IMHO, a properly designed web form SHOULD schedule that action for you within itself (or at least WARN you you need to do more if it isn’t going to act). After all, (one would hope that) it should be one large, interlocked data management and scheduling system, and not still multiple, independent systems (airbills vs truck operations, etc).

Note that I am NOT faulting the FedEx system per se. I think FedEx is doing us a wonderful service by donating shipping. IMO, it’s the combination of the webform and the FIRST manual instructions that left us with a false sense of security. We thought we did everything right, and we were almost out of the contest for it.

IMO, reviewing the shipping doc section might be in order, to make a less ambiguous set of instructions for how to navigate the FedEx system.

Heck… Just adding one “final step” to the docs outlining some INDEPENDENT CONFIRMATION method to verify that everything IS scheduled correctly would probably fix the whole thing.

Thanks.

  • Keith McClary
    Chief Engineer, Team 1502 “Technical Difficulties”

It would be cool if UPS and FedEx competed with each other to deliver robots…:eek:

Well UPS isn’t donating hundreds of thousands of dollars in shipping fees. Just think–if you had to pay full freight costs for those robot crates how much more you’d have to pay.

We’re getting most of this shipping for free (unless of course you ship to more than one regional, etc)–we shouldn’t be bashing FedEx.

I am very grateful for the donated shipping by fed-ex. It will save my team thousands.

Ditto.

Jacob

yah well bongo guy is in on my team and the fedex truck for our pick up area, it only comes monday and thursday and when we first found out that our robot couldnt be shipped we freaked out but now that we talked to the fedex people and to the FIRST people they said that they will allow us to compete and fedex wiil come pick up our robot tomorrow so yeah we are way glad that we get to compete cause this is our first year of competition

Once again let’s be fair here…the process of shipping via FedEx and the documentation is clear and accurate.

The FRC manual in Section 4, Robot Transportation details everything teams need to know to ship their robot.

The FIRST website also contained a sub-page, FedEx Online Shipping Administration, with good, concise documentation for shipping via FedEx.

Infact the specific document that leads you through the process of using the FedEx website has screenshots and field by field instructions for every step.

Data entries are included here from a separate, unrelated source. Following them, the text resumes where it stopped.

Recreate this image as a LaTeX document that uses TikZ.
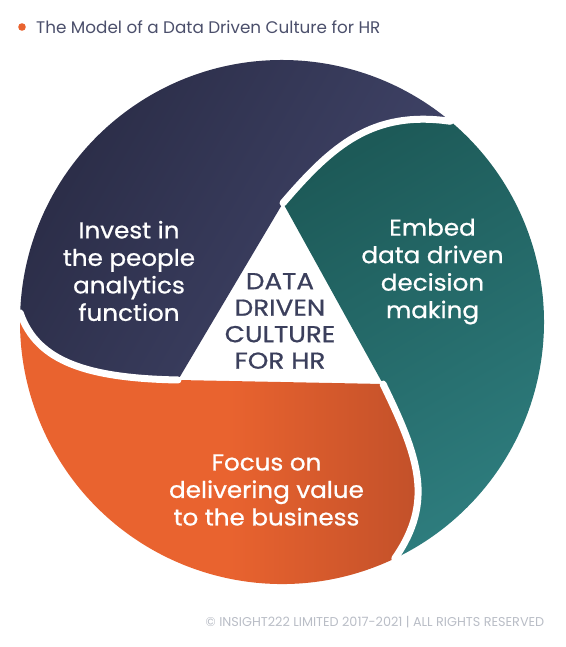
\documentclass[tikz,border=0pt]{standalone}
\usepackage{fontspec}
\setmainfont{Poppins}
\newfontfamily\segfont{Poppins}[FakeBold=0.8,FakeStretch=1.07]
\newfontfamily\midfont{Poppins}[FakeBold=0.8,FakeStretch=1.14]
\definecolor{navyA}{HTML}{2A2C46}
\definecolor{navyB}{HTML}{42466B}
\definecolor{tealA}{HTML}{1D5A58}
\definecolor{tealB}{HTML}{2E7D7E}
\definecolor{orA}{HTML}{E9632F}
\definecolor{orB}{HTML}{BF4F29}
\definecolor{ink}{HTML}{3B3F5C}
\definecolor{titleink}{HTML}{4B4F6B}
\definecolor{copyink}{HTML}{B9BDC6}
\definecolor{bullet}{HTML}{E9632F}
\begin{document}
\begin{tikzpicture}[x=1pt,y=1pt,
  gap/.style={draw=white,line width=7pt,line cap=round},
  segtext/.style={text=white,align=center,font=\segfont\fontsize{23}{27.5}\selectfont},
  midtext/.style={text=ink,align=center,font=\midfont\fontsize{23}{26.5}\selectfont}]
\useasboundingbox (-282,-325) rectangle (283,322);
% geometry
\coordinate (T1) at (1,119);
\coordinate (T2) at (-104,-58);
\coordinate (T3) at (101,-62);
\coordinate (A1) at (50,176);
\coordinate (A2) at (90,212);
\coordinate (AE) at (50:262);
\coordinate (B1) at (136,-134);
\coordinate (B2) at (153,-179);
\coordinate (BE) at (-64.5:262);
\coordinate (C1) at (-194,-56.2);
\coordinate (C2) at (-245,-40);
\coordinate (CE) at (178:262);
% navy segment
\shade[left color=navyA,right color=navyB,shading angle=60]
  (T1) -- (T2) .. controls (C1) and (C2) .. (CE)
  arc[start angle=178,end angle=50,radius=262]
  .. controls (A2) and (A1) .. (T1) -- cycle;
% teal segment
\shade[top color=tealA,bottom color=tealB,shading angle=30]
  (T1) .. controls (A1) and (A2) .. (AE)
  arc[start angle=50,end angle=-64.5,radius=262]
  .. controls (B2) and (B1) .. (T3) -- cycle;
% orange segment
\shade[left color=orA,right color=orB,middle color=orA]
  (T3) .. controls (B1) and (B2) .. (BE)
  arc[start angle=-64.5,end angle=-182,radius=262]
  .. controls (C2) and (C1) .. (T2) -- cycle;
% white gaps
\draw[gap] (T1) .. controls (A1) and (A2) .. (AE);
\draw[gap] (T3) .. controls (B1) and (B2) .. (BE);
\draw[gap] (T2) .. controls (C1) and (C2) .. (CE);
% texts
\node[segtext] (navytxt) at (-153,51) {Invest in\\the people\\analytics\\function};
\node[segtext] (tealtxt) at (150.5,50.5) {Embed\\data driven\\decision\\making};
\node[segtext] (ortxt) at (-15.5,-168) {Focus on\\delivering value\\to the business};
\node[midtext] (midtxt) at (-2,1) {DATA\\DRIVEN\\CULTURE\\FOR HR};
% title
\fill[bullet] (-260,295) circle[radius=3.8];
\node[anchor=west,text=titleink,font=\fontsize{16.8}{20}\selectfont,inner sep=0pt] (title) at (-246,295) {The Model of a Data Driven Culture for HR};
% copyright
\node[text=copyink,font=\fontsize{12.8}{15}\selectfont,inner sep=0pt] (copy) at (93,-300) {© INSIGHT222 LIMITED 2017-2021 | ALL RIGHTS RESERVED};
\end{tikzpicture}
\end{document}
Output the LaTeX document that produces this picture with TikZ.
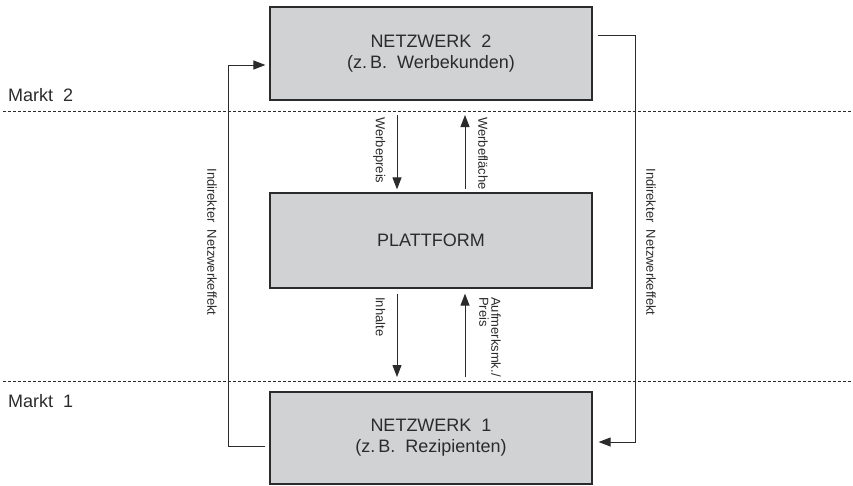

In this very visual document, Step 9 cleary states, in a callout box, " Select “Will contact FedEx” Please note that you will need to call FedEx at 1-800-332-0807 and ask for Express Freight to schedule your pickup."*

Shipping in general can be problematic, there are many things that can and do go wrong, however, I think FedEx and FIRST have done an excellent job of improving the shipping process over the years.

Just my opinion…let’s Rack and Roll!!